§ **WHAT YOU NEED TO DO**
Can you set down, exactly as they appear below, the lines from the opening of the material through the one bearing "1717, 2708, 2545, 2656, 1977, 1828, 2059, 1815]", minus the pictures?

§ **GIVEN INFORMATION**
::::::::
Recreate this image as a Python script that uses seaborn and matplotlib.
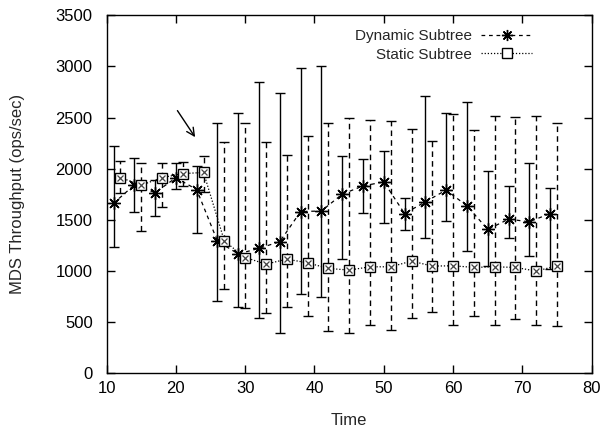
import numpy as np
import seaborn as sns
import matplotlib.pyplot as plt
from matplotlib.lines import Line2D

sns.set_style("ticks")
plt.rcParams['font.family'] = ['Liberation Sans', 'DejaVu Sans']

# dynamic subtree partitioning
dyn_t = [11, 14, 17, 20, 23, 26, 29, 32, 35, 38, 41, 44, 47, 50, 53, 56, 59, 62, 65, 68, 71, 74]
dyn_y = [1660, 1840, 1765, 1910, 1795, 1290, 1165, 1220, 1285, 1580, 1585, 1750, 1830, 1870,
         1560, 1675, 1790, 1635, 1405, 1505, 1480, 1560]
dyn_lo = [1230, 1577, 1535, 1805, 1366, 704, 648, 535, 394, 769, 740, 1114, 1561, 1469,
          1398, 1323, 1483, 1196, 1049, 1323, 1144, 1014]
dyn_hi = [2222, 2108, 1886, 2059, 2026, 2444, 2545, 2851, 2743, 2981, 3004, 2121, 2098, 2173,
          1717, 2708, 2545, 2656, 1977, 1828, 2059, 1815]

# static subtree partitioning
stat_t = [12, 15, 18, 21, 24, 27, 30, 33, 36, 39, 42, 45, 48, 51, 54, 57, 60, 63, 66, 69, 72, 75]
stat_y = [1912, 1838, 1912, 1951, 1962, 1290, 1130, 1065, 1114, 1078, 1023, 1007, 1039, 1039,
          1095, 1046, 1049, 1033, 1039, 1033, 997, 1049]
stat_lo = [1766, 1388, 1620, 1828, 1770, 821, 638, 590, 645, 560, 411, 394, 469, 420,
           541, 599, 469, 557, 469, 528, 469, 459]
stat_hi = [2072, 2050, 2050, 2066, 2124, 2261, 2447, 2261, 2137, 2323, 2447, 2496, 2473, 2466,
           2392, 2268, 2538, 2375, 2512, 2505, 2518, 2447]

fig = plt.figure(figsize=(6.09, 4.30), dpi=100)
ax = fig.add_axes([0.175, 0.1326, 0.7966, 0.8318])

dyn_err = [np.array(dyn_y) - np.array(dyn_lo), np.array(dyn_hi) - np.array(dyn_y)]
stat_err = [np.array(stat_y) - np.array(stat_lo), np.array(stat_hi) - np.array(stat_y)]

# error bars
e1 = ax.errorbar(dyn_t, dyn_y, yerr=dyn_err, fmt='none', ecolor='black',
                 elinewidth=1.0, capsize=3.5, capthick=1.0)
e2 = ax.errorbar(stat_t, stat_y, yerr=stat_err, fmt='none', ecolor='black',
                 elinewidth=1.0, capsize=3.5, capthick=1.0)
e2[2][0].set_linestyle((0, (4, 3)))

# connecting lines with markers
sns.lineplot(x=dyn_t, y=dyn_y, ax=ax, color='black', linewidth=0.9,
             linestyle=(0, (3, 3)), marker=(8, 2, 0), markersize=9,
             markeredgewidth=1.0, markeredgecolor='black')
sns.lineplot(x=stat_t, y=stat_y, ax=ax, color='black', linewidth=0.9,
             linestyle=(0, (1, 1.5)), marker='s', markersize=7.5,
             markerfacecolor='white', markeredgecolor='black', markeredgewidth=1.0)
ax.plot(stat_t, stat_y, linestyle='none', marker='x', markersize=5,
        color='#444444', markeredgewidth=0.9)

ax.annotate('', xy=(23, 2285), xytext=(20, 2590),
            arrowprops=dict(arrowstyle='->', color='black', lw=1.0,
                            mutation_scale=14))

ax.set_xlim(10, 80)
ax.set_ylim(0, 3500)
ax.set_xticks(range(10, 81, 10))
ax.set_yticks(range(0, 3501, 500))
ax.tick_params(direction='in', top=True, right=True, labelsize=12, length=6,
               width=1.0, colors='black')
ax.tick_params(axis='y', pad=10)
ax.tick_params(axis='x', pad=6)
for s in ax.spines.values():
    s.set_visible(True)
    s.set_linewidth(1.0)
    s.set_color('black')
ax.set_xlabel('Time', fontsize=12, labelpad=12)
ax.set_ylabel('MDS Throughput (ops/sec)', fontsize=12, labelpad=22)

handles = [
    Line2D([], [], color='black', linewidth=0.9, linestyle=(0, (3, 3)),
           marker=(8, 2, 0), markersize=8),
    Line2D([], [], color='black', linewidth=0.9, linestyle=(0, (1, 1.5)),
           marker='s', markersize=6.5, markerfacecolor='white'),
]
ax.legend(handles, ['Dynamic Subtree', 'Static Subtree'], loc='upper right',
          frameon=False, markerfirst=False, fontsize=11, handlelength=3.3,
          handletextpad=0.6, labelspacing=0.3, borderaxespad=0.5,
          bbox_to_anchor=(0.905, 1.0))

fig.savefig('out.png', dpi=100)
::::::::
§ **EXERCISE RESULT**
Recreate this image as a Python script that uses seaborn and matplotlib.
import numpy as np
import seaborn as sns
import matplotlib.pyplot as plt
from matplotlib.lines import Line2D

sns.set_style("ticks")
plt.rcParams['font.family'] = ['Liberation Sans', 'DejaVu Sans']

# dynamic subtree partitioning
dyn_t = [11, 14, 17, 20, 23, 26, 29, 32, 35, 38, 41, 44, 47, 50, 53, 56, 59, 62, 65, 68, 71, 74]
dyn_y = [1660, 1840, 1765, 1910, 1795, 1290, 1165, 1220, 1285, 1580, 1585, 1750, 1830, 1870,
         1560, 1675, 1790, 1635, 1405, 1505, 1480, 1560]
dyn_lo = [1230, 1577, 1535, 1805, 1366, 704, 648, 535, 394, 769, 740, 1114, 1561, 1469,
          1398, 1323, 1483, 1196, 1049, 1323, 1144, 1014]
dyn_hi = [2222, 2108, 1886, 2059, 2026, 2444, 2545, 2851, 2743, 2981, 3004, 2121, 2098, 2173,
          1717, 2708, 2545, 2656, 1977, 1828, 2059, 1815]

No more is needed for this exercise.